>> START EXCERPTED RECORDS

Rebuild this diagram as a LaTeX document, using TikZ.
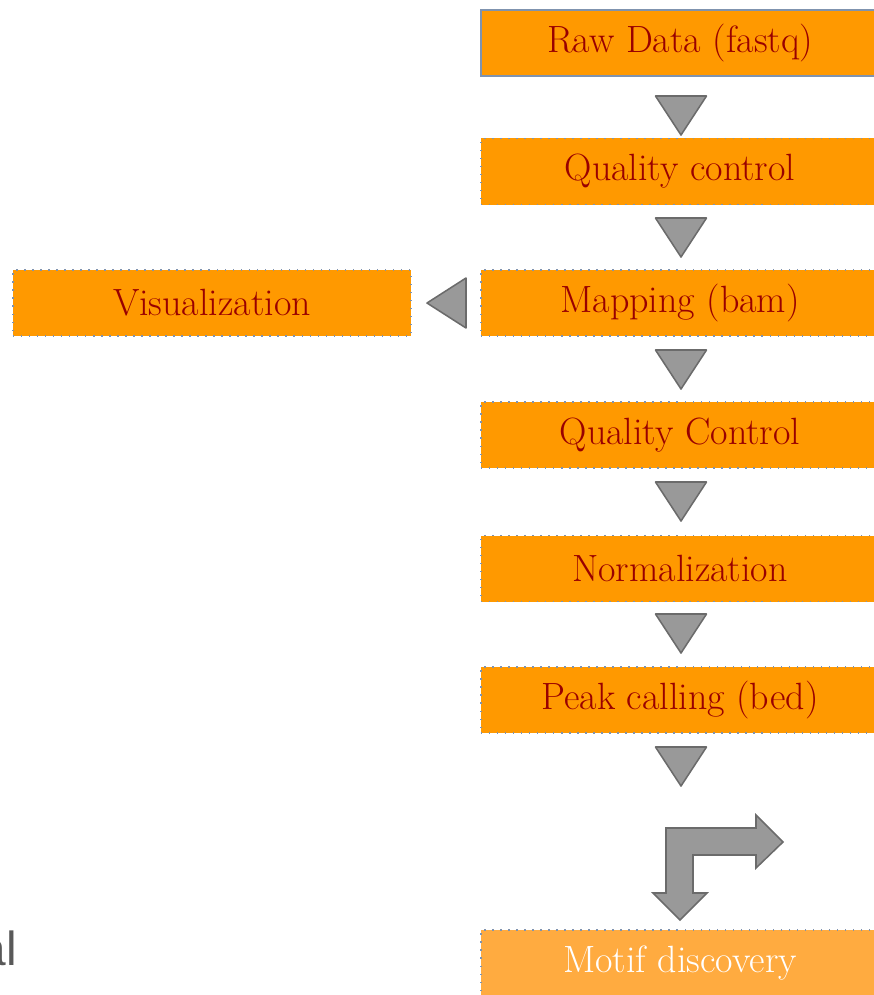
\documentclass[tikz,border=0pt]{standalone}
\usepackage{fontspec}
\newfontfamily\notefont{Liberation Sans}
\usetikzlibrary{positioning}
\definecolor{boxorange}{HTML}{FF9900}
\definecolor{boxlight}{HTML}{FFAB40}
\definecolor{boxtext}{HTML}{990000}
\definecolor{boxedge}{HTML}{7F93AF}
\definecolor{arrowgray}{HTML}{999999}
\definecolor{arrowedge}{HTML}{6B6B6B}
\definecolor{notegray}{HTML}{595959}

\tikzset{
  stage/.style={fill=boxorange, draw=boxedge, line width=0.9pt,
    dash pattern=on 1pt off 4.7pt, minimum width=9.95cm, minimum height=1.65cm,
    inner sep=0pt, text=boxtext, font=\fontsize{27}{32}\selectfont},
  tri/.style={fill=arrowgray, draw=arrowedge, line width=1.1pt, line join=round}
}

\begin{document}
\begin{tikzpicture}[x=0.025cm, y=-0.025cm]
    \useasboundingbox (0,0) rectangle (874,995);
    \clip (0,0) rectangle (874,995);

    % pipeline boxes
    \node[stage, solid] (raw) at (680,43) {Raw Data (fastq)};
    \node[stage] (qca) at (680,171.5) {Quality control};
    \node[stage] (map) at (680,303) {Mapping (bam)};
    \node[stage] (qcb) at (680,435) {Quality Control};
    \node[stage] (norm) at (680,568.5) {Normalization};
    \node[stage] (peak) at (680,700) {Peak calling (bed)};
    \node[stage, fill=boxlight, text=white] (motif) at (680,963) {Motif discovery};
    \node[stage] (vis) at (212,303) {Visualization};

    % down arrows between the steps
    \foreach \t in {96,218,350,482,614,747}
      \draw[tri] (655.5,\t) -- (706.5,\t) -- (681,\t+39) -- cycle;

    % arrow to the side box
    \draw[tri] (466,278) -- (466,328) -- (427,303) -- cycle;

    % bent arrow
    \draw[tri, line join=miter] (666,828) -- (756,828) -- (756,815) -- (783,842)
      -- (756,868) -- (756,855) -- (693,855) -- (693,893) -- (707,893)
      -- (680,920) -- (653,893) -- (666,893) -- cycle;

    \node[anchor=base east, text=notegray, inner sep=0pt,
      font=\notefont\fontsize{34}{40}\selectfont] (note) at (17,965) {al};
  \end{tikzpicture}
\end{document}
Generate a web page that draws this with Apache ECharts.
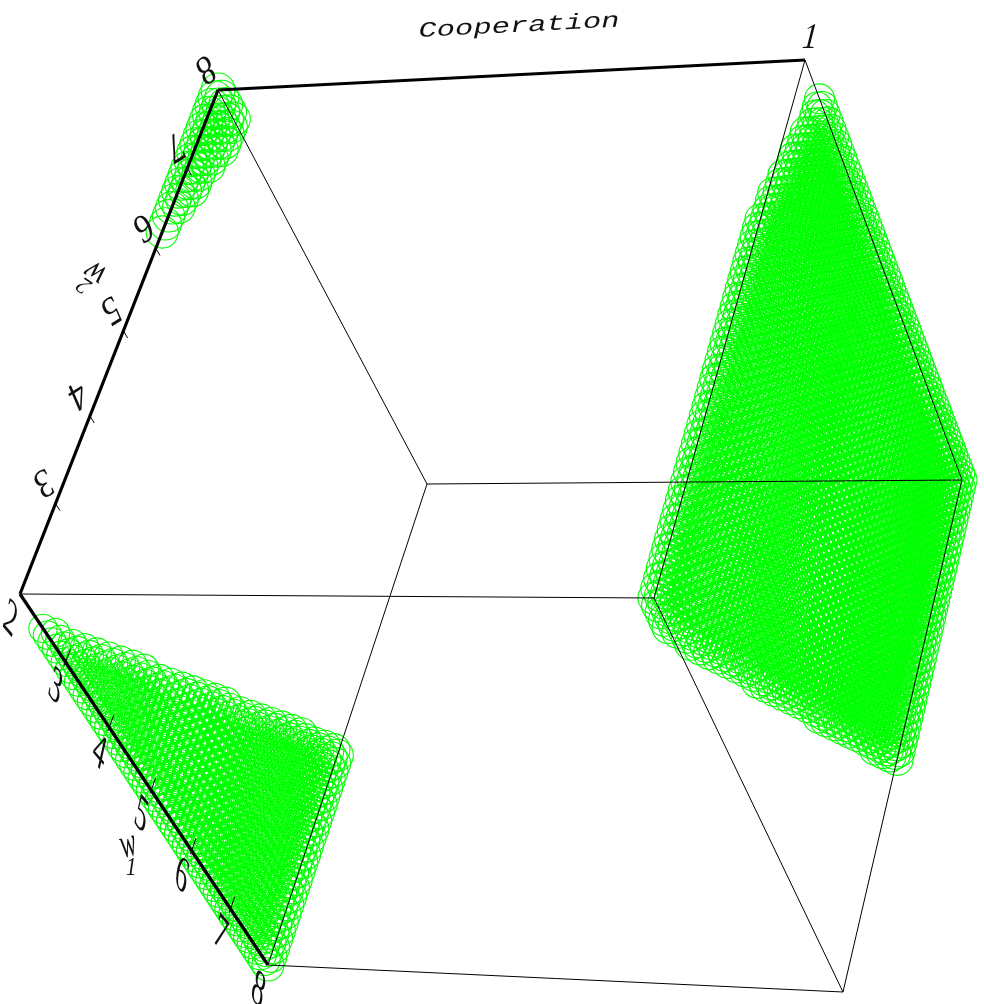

>> END EXCERPTED RECORDS

* _YOUR OBJECTIVE_
An exact transcription of all the entries is required, without the pictures.

* _EXERCISE ANSWER_
Rebuild this diagram as a LaTeX document, using TikZ.
\documentclass[tikz,border=0pt]{standalone}
\usepackage{fontspec}
\newfontfamily\notefont{Liberation Sans}
\usetikzlibrary{positioning}
\definecolor{boxorange}{HTML}{FF9900}
\definecolor{boxlight}{HTML}{FFAB40}
\definecolor{boxtext}{HTML}{990000}
\definecolor{boxedge}{HTML}{7F93AF}
\definecolor{arrowgray}{HTML}{999999}
\definecolor{arrowedge}{HTML}{6B6B6B}
\definecolor{notegray}{HTML}{595959}

\tikzset{
  stage/.style={fill=boxorange, draw=boxedge, line width=0.9pt,
    dash pattern=on 1pt off 4.7pt, minimum width=9.95cm, minimum height=1.65cm,
    inner sep=0pt, text=boxtext, font=\fontsize{27}{32}\selectfont},
  tri/.style={fill=arrowgray, draw=arrowedge, line width=1.1pt, line join=round}
}

\begin{document}
\begin{tikzpicture}[x=0.025cm, y=-0.025cm]
    \useasboundingbox (0,0) rectangle (874,995);
    \clip (0,0) rectangle (874,995);

    % pipeline boxes
    \node[stage, solid] (raw) at (680,43) {Raw Data (fastq)};
    \node[stage] (qca) at (680,171.5) {Quality control};
    \node[stage] (map) at (680,303) {Mapping (bam)};
    \node[stage] (qcb) at (680,435) {Quality Control};
    \node[stage] (norm) at (680,568.5) {Normalization};
    \node[stage] (peak) at (680,700) {Peak calling (bed)};
    \node[stage, fill=boxlight, text=white] (motif) at (680,963) {Motif discovery};
    \node[stage] (vis) at (212,303) {Visualization};

    % down arrows between the steps
    \foreach \t in {96,218,350,482,614,747}
      \draw[tri] (655.5,\t) -- (706.5,\t) -- (681,\t+39) -- cycle;

    % arrow to the side box
    \draw[tri] (466,278) -- (466,328) -- (427,303) -- cycle;

    % bent arrow
    \draw[tri, line join=miter] (666,828) -- (756,828) -- (756,815) -- (783,842)
      -- (756,868) -- (756,855) -- (693,855) -- (693,893) -- (707,893)
      -- (680,920) -- (653,893) -- (666,893) -- cycle;

    \node[anchor=base east, text=notegray, inner sep=0pt,
      font=\notefont\fontsize{34}{40}\selectfont] (note) at (17,965) {al};
  \end{tikzpicture}
\end{document}
Generate a web page that draws this with Apache ECharts.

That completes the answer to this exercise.